Perched atop Kenosha Pass on a small turnout is a sign welcoming you to South Park. The name South Park was first used by hunters and trappers during the 1840s. The area was inhabited by the Utes until white settlers began moving in during the middle of the 1800s. The Southern Arapaho also encroached on Ute territory following the buffalo.

By the 1850s, however, the area would become known for three gold strikes, driving gold rushers to South Park, which caused gold camps to be created throughout this wide open country. Between 1860 to 1863, $1.5 million worth of gold was extracted from the county.

John C. Fremont also explored this location during his 1844 (second) expedition. During that time, the area was called Bayou Salade (a mispronunciation of Valle Salado).

South Park is known for its grasslands, which lie on a basin between Mosquito and Park Mountain Ranges, which are part of the Rocky Mountains. These mountains range from 9,000 feet to 10,000 feet (3,000 meters).

Historical Marker Inscription

Spread before you lies the famous
entered by Kenosha Pass, elevation 10,000 feet The Bayou Salado of early trappers, favorite Indian hunting ground and frequent battleground. Visited by Z. M. Pike in 1806. Crossed by J. C. Fremont in 1844. Permanent settlement inaugurated by gold discoveries in 1859.

Location: US-285, Lake George, CO 80827

Latitude: 39° 24′ 12.432″ N Longitude: 105° 45′ 16.152″ W

First Wagons Used on Santa Fe Trail

The Santa Fe Trail was a two-way commercial highway that connected Missouri to Santa Fe. Used between 1821 and 1889, it was frequented by both American and Mexican traders. It was also a path that the U.S. Army used to invade Mexico during the Mexican-American War.

Besides commerce, the Santa Fe Trail was also used during the Gold Rush by people heading to gold fields in both California and Colorado as well as by missionaries, emigrants and more.

The expansion of the railroad into Santa Fe in February 1880 brought an end to the trail.

Historical Marker Inscription

“First Wagons Used on Santa-Fe Trail Crossed Here in 1822.”

Accompanying sign:

“Stretching 900 miles from Franklin, Missouri, to Santa Fe, New Mexico, the Santa Fe Trail as one of the most important North America trade routes of the nineteenth century. Begun in 1821, it was used for 60 years until the arrival of the railroad. It was a hardy traveler who attempted the journey. Wagon trains up to 500 wagons long traversed the trail through blizzards, stampedes, dust storms, fires, disease, and Indian attacks. And often, they lacked for water.

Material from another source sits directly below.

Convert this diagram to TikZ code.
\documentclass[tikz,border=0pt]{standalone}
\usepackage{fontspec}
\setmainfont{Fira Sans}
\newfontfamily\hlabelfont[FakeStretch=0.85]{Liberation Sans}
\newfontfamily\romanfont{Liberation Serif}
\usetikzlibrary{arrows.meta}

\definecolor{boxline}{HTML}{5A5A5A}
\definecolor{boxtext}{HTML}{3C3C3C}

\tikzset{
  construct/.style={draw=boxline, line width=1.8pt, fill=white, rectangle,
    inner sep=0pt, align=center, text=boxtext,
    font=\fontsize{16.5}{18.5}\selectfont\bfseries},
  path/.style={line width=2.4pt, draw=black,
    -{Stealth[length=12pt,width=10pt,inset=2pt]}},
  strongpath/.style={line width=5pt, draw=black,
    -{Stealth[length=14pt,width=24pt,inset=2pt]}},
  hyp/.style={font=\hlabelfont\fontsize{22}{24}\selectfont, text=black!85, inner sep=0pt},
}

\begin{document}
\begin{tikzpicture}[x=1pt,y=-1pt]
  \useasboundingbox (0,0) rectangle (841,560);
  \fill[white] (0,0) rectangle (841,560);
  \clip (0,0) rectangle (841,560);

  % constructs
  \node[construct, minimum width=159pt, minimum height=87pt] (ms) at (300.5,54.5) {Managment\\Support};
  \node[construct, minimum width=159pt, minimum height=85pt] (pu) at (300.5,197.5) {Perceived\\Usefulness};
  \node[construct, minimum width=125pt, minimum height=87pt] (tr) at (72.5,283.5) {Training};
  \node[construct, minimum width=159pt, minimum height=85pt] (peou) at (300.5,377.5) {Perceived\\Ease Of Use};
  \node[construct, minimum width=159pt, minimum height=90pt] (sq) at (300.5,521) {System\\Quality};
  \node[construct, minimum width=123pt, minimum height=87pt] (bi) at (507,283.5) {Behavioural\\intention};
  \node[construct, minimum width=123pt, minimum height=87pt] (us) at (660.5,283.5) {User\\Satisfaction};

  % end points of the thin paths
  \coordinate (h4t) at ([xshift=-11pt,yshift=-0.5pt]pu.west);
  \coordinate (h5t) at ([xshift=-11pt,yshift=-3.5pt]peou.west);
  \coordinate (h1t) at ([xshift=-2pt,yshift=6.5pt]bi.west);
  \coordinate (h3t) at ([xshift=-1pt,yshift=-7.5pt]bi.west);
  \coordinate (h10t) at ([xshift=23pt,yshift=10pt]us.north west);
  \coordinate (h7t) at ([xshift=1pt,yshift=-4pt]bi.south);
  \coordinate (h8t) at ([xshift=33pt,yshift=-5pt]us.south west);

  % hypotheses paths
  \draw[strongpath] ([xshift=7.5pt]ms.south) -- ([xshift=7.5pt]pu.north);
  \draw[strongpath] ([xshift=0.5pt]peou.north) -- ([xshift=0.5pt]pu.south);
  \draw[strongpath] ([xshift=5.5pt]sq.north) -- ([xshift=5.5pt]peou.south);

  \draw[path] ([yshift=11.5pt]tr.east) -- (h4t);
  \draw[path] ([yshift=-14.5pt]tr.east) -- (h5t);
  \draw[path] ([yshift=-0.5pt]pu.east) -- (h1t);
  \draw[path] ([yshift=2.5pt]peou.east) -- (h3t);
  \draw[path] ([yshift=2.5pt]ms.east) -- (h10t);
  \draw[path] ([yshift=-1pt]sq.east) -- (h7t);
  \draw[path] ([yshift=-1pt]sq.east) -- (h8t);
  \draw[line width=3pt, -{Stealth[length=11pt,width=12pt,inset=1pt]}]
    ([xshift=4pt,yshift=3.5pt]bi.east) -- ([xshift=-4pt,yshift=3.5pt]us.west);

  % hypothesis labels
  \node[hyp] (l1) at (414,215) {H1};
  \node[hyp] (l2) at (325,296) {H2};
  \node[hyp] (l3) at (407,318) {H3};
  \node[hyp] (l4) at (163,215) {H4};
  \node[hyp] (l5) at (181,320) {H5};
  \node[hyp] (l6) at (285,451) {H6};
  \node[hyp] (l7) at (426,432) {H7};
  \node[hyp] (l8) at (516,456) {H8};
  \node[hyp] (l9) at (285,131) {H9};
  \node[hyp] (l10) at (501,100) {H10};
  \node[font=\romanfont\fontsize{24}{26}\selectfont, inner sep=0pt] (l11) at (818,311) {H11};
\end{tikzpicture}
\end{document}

Here, near two landmarks of the trail, Round Mound and Rabbit Ears, wagon trains camped for the night. William Becknell, the trader who inaugurated the Santa Fe Trail in 1821, came this way on his return trip east while forging the smoother Cimarron Route across the plains.

Two-way Street

Unlike the great emigrant trails to the north, the Santa Fe Trail ran both ways, with traders from Mexico, or returning U.S. traders, carrying Mexican silver, gold, mules, buffalo and beaver pelts to waiting markets in Missouri.”

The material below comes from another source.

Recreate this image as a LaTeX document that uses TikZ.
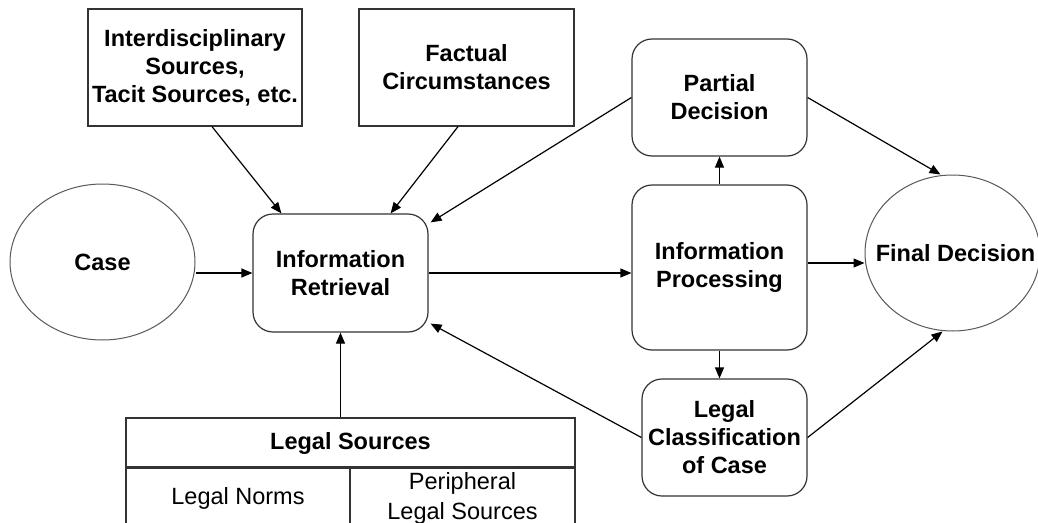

Location: US-87 West, Clayton, New Mexico
Latitude: 36

Location: US-87 West, Clayton, New Mexico
Latitude: 36 degrees 33′ 59.520″ N
Longitude: 103 degrees 34′ 1.152″ W

Capulin Volcano

Driving down Highway 325 in New Mexico near Raton, you can’t miss the sign for Capulin Volcano National Monument. This national monument is an extinct cinder cone volcano that is part of the 8,000 square mile Raton-Clayton Volcanic Field. Designed to provide visitors with a look at the geology of Northwestern New Mexico, you can also view four states from the rim of the volcano.

The elevation of the volcano is 8,182 feet high and 400 feet deep, and it is approximately 60,000 years old. The name is derived from a type of choke cherry, Prunus virginiana. The area became a national monument on August 9, 1916.

Historical Marker Inscription

“An outstanding example of an extinct volcanic cinder cone, Capulin Volcano was formed as early as 10,000 years ago. In cinder cones, lava pours from cracks in the base rather than over the top. Capulin itself was the escape hatch for cases that blew lava fragments into the air where they solidified and landed red hot on the cone.”